Las Vegas at a Crossroads: The Decisions That Will Define the City's Next Chapter
Photo: Photo by Burst on Pexels

Las Vegas enters the Fourth of July weekend not with fireworks—temperatures nudging 112 degrees Fahrenheit have forced the cancellation of several outdoor events along the Strip corridor—but with a stack of unresolved civic questions that will demand answers before fall. Water policy, housing affordability, and the fate of a proposed transit link between the Convention Center and downtown are all moving toward decision points simultaneously, and the city can't kick them all down the road.

The timing matters because the Southern Nevada Water Authority is scheduled to present its updated conservation tier pricing to the Clark County Commission on August 12. That single meeting could determine whether residential water bills jump by an estimated 18 percent starting in January 2027. The Colorado River's Lake Mead reservoir sat at roughly 34 percent capacity as of late June, well below the threshold that triggers mandatory cutbacks under federal Tier 2 shortage rules. Las Vegas already recycles about 99 percent of its indoor water, a statistic officials cite often, but the outdoor irrigation problem—accounting for around 60 percent of total residential use—remains stubbornly difficult to solve through pricing alone.

Housing Pressure Builds on Both Sides of Interstate 15

Downtown Las Vegas and the Fremont East Entertainment District have absorbed a wave of new residents over the past three years, but the supply of affordable units has not kept pace. The City of Las Vegas Planning Commission is weighing a rezoning application for a 4.2-acre parcel on Commerce Street, just south of the Arts District's 18b boundaries, that a Phoenix-based developer wants to convert into a 312-unit market-rate apartment complex. Neighborhood advocates from the Get Loud Vegas coalition have pushed back, arguing the project would accelerate displacement of lower-income tenants already squeezed by average one-bedroom rents that crossed $1,450 a month earlier this year—up from $1,180 in mid-2023.

Separately, the Nevada Housing Division's Silver State Affordable Housing Trust Fund has roughly $47 million in uncommitted dollars sitting in its account, money that legislators earmarked in the 2025 session. The fund's advisory board meets in Carson City on July 22, and several Las Vegas nonprofits—including Nevada HAND, which manages more than 4,000 units across the valley—are expected to submit proposals for projects in the Naked City neighborhood near Sahara Avenue and in the Huntridge area east of Maryland Parkway. How aggressively the board deploys that capital will tell you a lot about whether the state is serious about the affordability problem or content to manage it slowly.

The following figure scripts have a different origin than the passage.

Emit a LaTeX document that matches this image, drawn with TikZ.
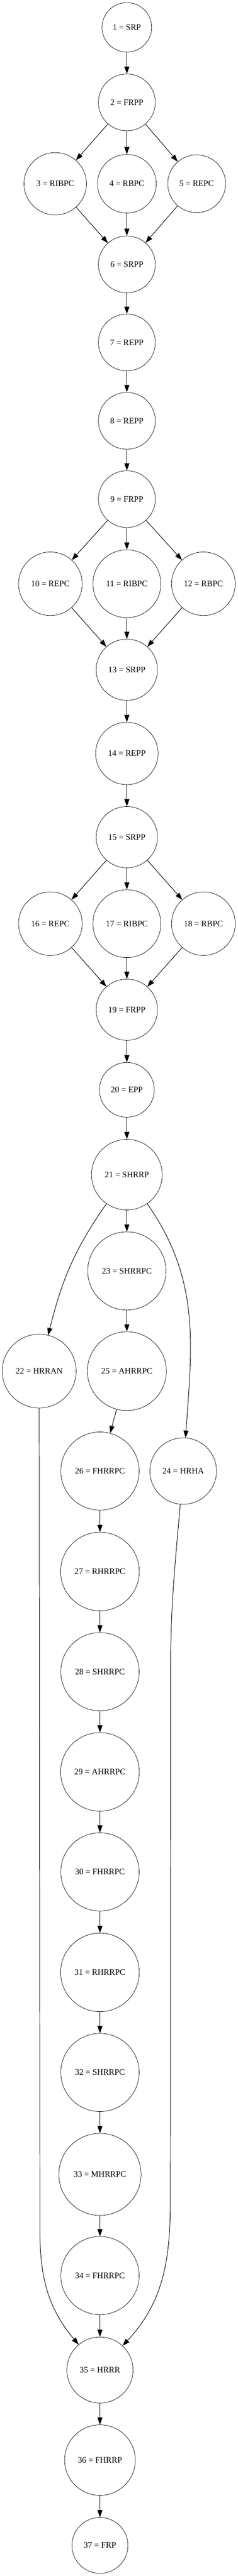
\documentclass[tikz,border=0pt]{standalone}
\usepackage{fontspec}
\setmainfont{Liberation Serif}
\usetikzlibrary{arrows.meta}
\tikzset{
  st/.style={draw, circle, inner sep=0pt, line width=0.8pt,
    font=\fontsize{18.4}{22}\selectfont},
  >={Triangle[length=15.7pt,width=11pt]}
}
\begin{document}
\begin{tikzpicture}[x=1pt, y=-1pt, line width=1.1pt]
          \useasboundingbox (0,0) rectangle (518,5622);

          \node[st, minimum size=108] (srp1) at (276.3, 59.7) {1 = SRP};
          \node[st, minimum size=124] (frpp2) at (276.3, 223.5) {2 = FRPP};

          \node[st, minimum size=136] (ribpc3) at (120.3, 401) {3 = RIBPC};
          \node[st, minimum size=128] (rbpc4) at (276.3, 401) {4 = RBPC};
          \node[st, minimum size=126] (repc5) at (428.3, 401) {5 = REPC};
          \node[st, minimum size=124] (srpp6) at (276.3, 577) {6 = SRPP};
          \draw[->] (srp1) to (frpp2);
          \draw[->] (frpp2) to (ribpc3);
          \draw[->] (frpp2) to (rbpc4);
          \draw[->] (frpp2) to (repc5);
          \draw[->] (ribpc3) to (srpp6);
          \draw[->] (rbpc4) to (srpp6);
          \draw[->] (repc5) to (srpp6);

          \node[st, minimum size=124] (repp7) at (276.3, 747.4) {7 = REPP};
          \node[st, minimum size=124] (repp8) at (276.3, 918.4) {8 = REPP};
          \node[st, minimum size=124] (frpp9) at (276.3, 1089.3) {9 = FRPP};
          \draw[->] (srpp6) to (repp7);
          \draw[->] (repp7) to (repp8);
          \draw[->] (repp8) to (frpp9);

          \node[st, minimum size=138.6] (repc10) at (109.7, 1274) {10 = REPC};
          \node[st, minimum size=148] (ribpc11) at (276.3, 1274) {11 = RIBPC};
          \node[st, minimum size=138.6] (rbpc12) at (443, 1274) {12 = RBPC};
          \node[st, minimum size=133.6] (srpp13) at (276.3, 1461.7) {13 = SRPP};
          \draw[->] (frpp9) to (repc10);
          \draw[->] (frpp9) to (ribpc11);
          \draw[->] (frpp9) to (rbpc12);
          \draw[->] (repc10) to (srpp13);
          \draw[->] (ribpc11) to (srpp13);
          \draw[->] (rbpc12) to (srpp13);

          \node[st, minimum size=136] (repp14) at (276.3, 1644.4) {14 = REPP};
          \node[st, minimum size=133.6] (srpp15) at (276.3, 1827) {15 = SRPP};
          \draw[->] (srpp13) to (repp14);
          \draw[->] (repp14) to (srpp15);

          \node[st, minimum size=138.6] (repc16) at (109.7, 2015.8) {16 = REPC};
          \node[st, minimum size=148] (ribpc17) at (276.3, 2015.8) {17 = RIBPC};
          \node[st, minimum size=138.6] (rbpc18) at (443, 2015.8) {18 = RBPC};
          \node[st, minimum size=133.6] (frpp19) at (276.3, 2203.6) {19 = FRPP};
          \draw[->] (srpp15) to (repc16);
          \draw[->] (srpp15) to (ribpc17);
          \draw[->] (srpp15) to (rbpc18);
          \draw[->] (repc16) to (frpp19);
          \draw[->] (ribpc17) to (frpp19);
          \draw[->] (rbpc18) to (frpp19);

          \node[st, minimum size=119.4] (epp20) at (276.3, 2378.5) {20 = EPP};
          \node[st, minimum size=154] (shrrp21) at (276.3, 2563.6) {21 = SHRRP};
          \draw[->] (frpp19) to (epp20);
          \draw[->] (epp20) to (shrrp21);

          \node[st, minimum size=170.6] (shrrpc23) at (276.3, 2773.7) {23 = SHRRPC};
          \node[st, minimum size=161] (hrran22) at (85.3, 2992.4) {22 = HRRAN};
          \node[st, minimum size=172] (ahrrpc25) at (276.3, 2992.4) {25 = AHRRPC};
          \node[st, minimum size=170.6] (fhrrpc26) at (217.7, 3210.5) {26 = FHRRPC};
          \node[st, minimum size=145] (hrha24) at (399, 3210.5) {24 = HRHA};
          \draw[->] (shrrp21) to[out=235, in=76] (hrran22);
          \draw[->] (shrrp21) to (shrrpc23);
          \draw[->] (shrrp21) to[out=305, in=86] (hrha24);
          \draw[->] (shrrpc23) to (ahrrpc25);
          \draw[->] (ahrrpc25) to (fhrrpc26);

          \node[st, minimum size=171.4] (rhrrpc27) at (217.7, 3429.7) {27 = RHRRPC};
          \node[st, minimum size=170.6] (shrrpc28) at (217.7, 3648.4) {28 = SHRRPC};
          \node[st, minimum size=171.4] (ahrrpc29) at (217.7, 3867) {29 = AHRRPC};
          \node[st, minimum size=170.6] (fhrrpc30) at (217.7, 4085.3) {30 = FHRRPC};
          \node[st, minimum size=171.4] (rhrrpc31) at (217.7, 4304.6) {31 = RHRRPC};
          \node[st, minimum size=170.6] (shrrpc32) at (217.7, 4523) {32 = SHRRPC};
          \node[st, minimum size=179] (mhrrpc33) at (217.7, 4745.4) {33 = MHRRPC};
          \node[st, minimum size=170.6] (fhrrpc34) at (217.7, 4966.3) {34 = FHRRPC};
          \draw[->] (fhrrpc26) to (rhrrpc27);
          \draw[->] (rhrrpc27) to (shrrpc28);
          \draw[->] (shrrpc28) to (ahrrpc29);
          \draw[->] (ahrrpc29) to (fhrrpc30);
          \draw[->] (fhrrpc30) to (rhrrpc31);
          \draw[->] (rhrrpc31) to (shrrpc32);
          \draw[->] (shrrpc32) to (mhrrpc33);
          \draw[->] (mhrrpc33) to (fhrrpc34);

          \node[st, minimum size=144] (hrrr35) at (217.7, 5172.4) {35 = HRRR};
          \node[st, minimum size=154] (fhrrp36) at (217.7, 5369) {36 = FHRRP};
          \node[st, minimum size=122] (frp37) at (217.7, 5555.2) {37 = FRP};

          % long side edges into 35
          \coordinate (k22) at (87, 4870);
          \coordinate (k24a) at (371.5, 3650);
          \coordinate (k24b) at (371, 4800);
          \draw[->] (hrran22) -- (k22) to[out=270, in=130] (hrrr35);
          \draw[->] (hrha24) to[out=265, in=90] (k24a) -- (k24b) to[out=270, in=47] (hrrr35);
          \draw[->] (fhrrpc34) to (hrrr35);
          \draw[->] (hrrr35) to (fhrrp36);
          \draw[->] (fhrrp36) to (frp37);
        \end{tikzpicture}
\end{document}
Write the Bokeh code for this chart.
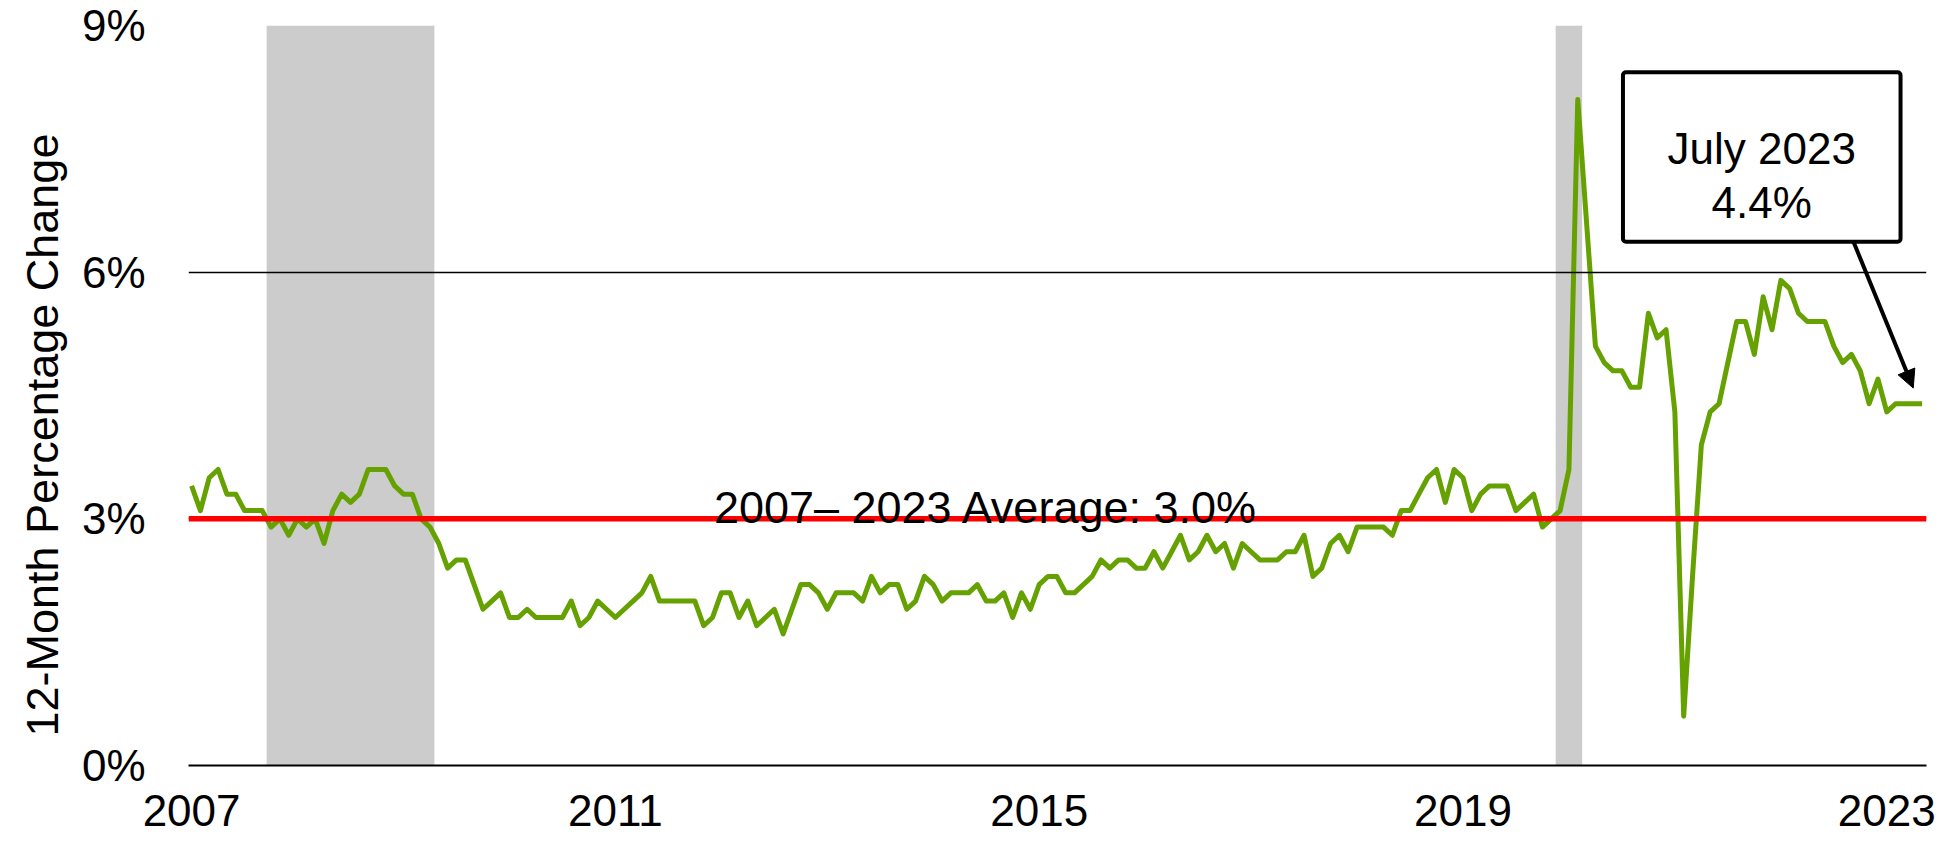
from bokeh.plotting import figure
from bokeh.models import (Range1d, FixedTicker, Span, Label, BoxAnnotation,
                          Arrow, NormalHead, ColumnDataSource, Title)
from bokeh.embed import file_html
from bokeh.resources import INLINE

# ---------------- data ----------------
# 12-month percentage change, monthly, March 2007 .. July 2023
wages = [
    3.4, 3.1, 3.5, 3.6, 3.3, 3.3, 3.1, 3.1, 3.1, 2.9, 3.0, 2.8, 3.0, 2.9, 3.0, 2.7,
    3.1, 3.3, 3.2, 3.3, 3.6, 3.6, 3.6, 3.4, 3.3, 3.3, 3.0, 2.9, 2.7, 2.4, 2.5, 2.5,
    2.2, 1.9, 2.0, 2.1, 1.8, 1.8, 1.9, 1.8, 1.8, 1.8, 1.8, 2.0, 1.7,
    1.8, 2.0, 1.9, 1.8, 1.9, 2.0, 2.1, 2.3, 2.0, 2.0, 2.0, 2.0, 2.0, 1.7, 1.8, 2.1,
    2.1, 1.8, 2.0, 1.7, 1.8, 1.9, 1.6, 1.9, 2.2, 2.2, 2.1, 1.9, 2.1, 2.1, 2.1, 2.0,
    2.3, 2.1, 2.2, 2.2, 1.9, 2.0, 2.3, 2.2, 2.0, 2.1, 2.1, 2.1, 2.2, 2.0, 2.0, 2.1,
    1.8, 2.1, 1.9, 2.2, 2.3, 2.3, 2.1, 2.1, 2.2, 2.3, 2.5, 2.4, 2.5, 2.5, 2.4, 2.4,
    2.6, 2.4, 2.6, 2.8, 2.5, 2.6, 2.8, 2.6, 2.7, 2.4, 2.7, 2.6, 2.5, 2.5, 2.5, 2.6,
    2.6, 2.8, 2.3, 2.4, 2.7, 2.8, 2.6, 2.9, 2.9, 2.9, 2.9, 2.8, 3.1, 3.1, 3.3, 3.5,
    3.6,
    3.2, 3.6, 3.5, 3.1, 3.3, 3.4, 3.4, 3.4, 3.1, 3.2, 3.3, 2.9, 3.0, 3.1, 3.6, 8.1,
    6.6, 5.1, 4.9, 4.8, 4.8, 4.6, 4.6, 5.5, 5.2, 5.3, 4.3, 0.6,
    2.3, 3.9, 4.3, 4.4, 4.9, 5.4, 5.4, 5.0, 5.7, 5.3, 5.9, 5.8, 5.5, 5.4, 5.4, 5.4,
    5.1, 4.9, 5.0, 4.8, 4.4, 4.7, 4.3, 4.4, 4.4, 4.4, 4.4,
]
# recessions as month indices (0 = March 2007): Dec 2007-Jun 2009, Feb 2020-Apr 2020
recession_start = [9, 155]
recession_end = [27, 157]

x_tick_positions = [0, 48, 96, 144, 192]
x_tick_labels = ["2007", "2011", "2015", "2019", "2023"]
y_ticks = [0, 3, 6, 9]
y_tick_labels = ["0%", "3%", "6%", "9%"]

average_value = 3.0
average_text = "2007\u2013 2023 Average: 3.0%"
callout_title = "July 2023"
callout_value = "4.4%"
y_title = "12-Month Percentage Change"

# ---------------- figure ----------------
FONT = "Liberation Sans"
months = list(range(len(wages)))
n = len(wages)

p = figure(width=1960, height=843,
           x_range=Range1d(-0.35, n - 1 + 0.5), y_range=Range1d(y_ticks[0], y_ticks[-1]),
           output_backend="svg", toolbar_location=None,
           min_border_left=188, min_border_right=34, min_border_top=25, min_border_bottom=78)
p.outline_line_color = None
p.background_fill_color = "white"
p.border_fill_color = "white"

# recession shading
rec = ColumnDataSource(dict(left=[s - 0.5 for s in recession_start],
                            right=[e + 0.5 for e in recession_end],
                            bottom=[y_ticks[0]] * len(recession_start),
                            top=[y_ticks[-1]] * len(recession_start)))
p.quad(left="left", right="right", bottom="bottom", top="top", source=rec,
       fill_color="#CCCCCC", line_color=None, level="underlay")

# axes
p.xaxis.ticker = FixedTicker(ticks=x_tick_positions)
p.xaxis.major_label_overrides = {k: v for k, v in zip(x_tick_positions, x_tick_labels)}
p.yaxis.ticker = FixedTicker(ticks=y_ticks)
p.yaxis.major_label_overrides = {k: v for k, v in zip(y_ticks, y_tick_labels)}
for ax in (p.xaxis, p.yaxis):
    ax.major_tick_line_color = None
    ax.minor_tick_line_color = None
    ax.major_tick_out = 0
    ax.major_tick_in = 0
    ax.major_label_text_font = FONT
    ax.major_label_text_font_size = "44px"
    ax.major_label_text_color = "black"
p.xaxis.axis_line_color = "black"
p.xaxis.axis_line_width = 2
p.xaxis.major_label_standoff = 29
p.yaxis.axis_line_color = None
p.yaxis.major_label_standoff = 43

p.xgrid.visible = False
p.ygrid.ticker = FixedTicker(ticks=y_ticks)
p.ygrid.grid_line_color = "black"
p.ygrid.grid_line_width = 1.3
p.ygrid.level = "glyph"

# y-axis title (left of the tick labels, starting a little above the frame bottom)
p.add_layout(Title(text=y_title, align="left", offset=29, standoff=21,
                   text_font=FONT, text_font_size="45px", text_font_style="normal",
                   text_color="black"), "left")

# series
p.line(months, wages, line_color="#66A102", line_width=5, line_join="round")

# average line and label
p.add_layout(Span(location=average_value, dimension="width",
                  line_color="#FF0000", line_width=5.5))
p.add_layout(Label(x=90.0, y=average_value + 0.14, text=average_text,
                   text_align="center", text_baseline="alphabetic",
                   text_font=FONT, text_font_size="45px", text_color="black"))

# callout box with arrow
p.add_layout(BoxAnnotation(left=162.12, right=193.56, bottom=6.37, top=8.43,
                           fill_color="white", fill_alpha=1.0,
                           line_color="black", line_alpha=1.0, line_width=4,
                           border_radius=3))
box_cx = (162.12 + 193.56) / 2
p.add_layout(Label(x=box_cx, y=7.50, text=callout_title, text_align="center",
                   text_baseline="alphabetic", text_font=FONT,
                   text_font_size="44px", text_color="black"))
p.add_layout(Label(x=box_cx, y=6.85, text=callout_value, text_align="center",
                   text_baseline="alphabetic", text_font=FONT,
                   text_font_size="44px", text_color="black"))
p.add_layout(Arrow(end=NormalHead(size=18, fill_color="black", line_color="black"),
                   x_start=188.23, y_start=6.37,
                   x_end=months[-1] - 1.0, y_end=wages[-1] + 0.19,
                   line_color="black", line_width=4))

open("out.html", "w").write(file_html(p, INLINE))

Transit, Tourism and the Corridor Question

The Regional Transportation Commission of Southern Nevada has been studying a dedicated bus rapid transit line along the Maryland Parkway corridor since 2019. A revised environmental review is due to the Federal Transit Administration by September 30, and the RTC board has a funding resolution on its agenda for August. Without a board vote this summer, the project loses its slot in the federal funding queue and almost certainly gets pushed to 2029 at the earliest—a delay that transit advocates say would leave tens of thousands of essential workers, many of them casino-resort employees commuting from apartments along Eastern Avenue and Nellis Boulevard, without a viable alternative to driving.

The city is also watching the ongoing uncertainty around Allegiant Stadium's calendar. The 2026 FIFA World Cup brought Las Vegas five group-stage matches and one round-of-16 game, generating an estimated $350 million in direct visitor spending according to the Las Vegas Convention and Visitors Authority's preliminary figures. That revenue surge is already fading, and the LVCVA board meets July 15 to discuss how to fill the second half of 2026 with events that can partially replace it.

None of these decisions will be made in isolation. The water pricing vote affects development economics. Development economics affect where affordable housing gets built. Where people live affects whether the transit line pencils out politically. City residents who want a voice in any of it have public comment opportunities at the Clark County Commission chambers at 500 South Grand Central Parkway on August 12, and at the RTC board room on August 5. Show up or send written comment—either way, the decisions happen on schedule.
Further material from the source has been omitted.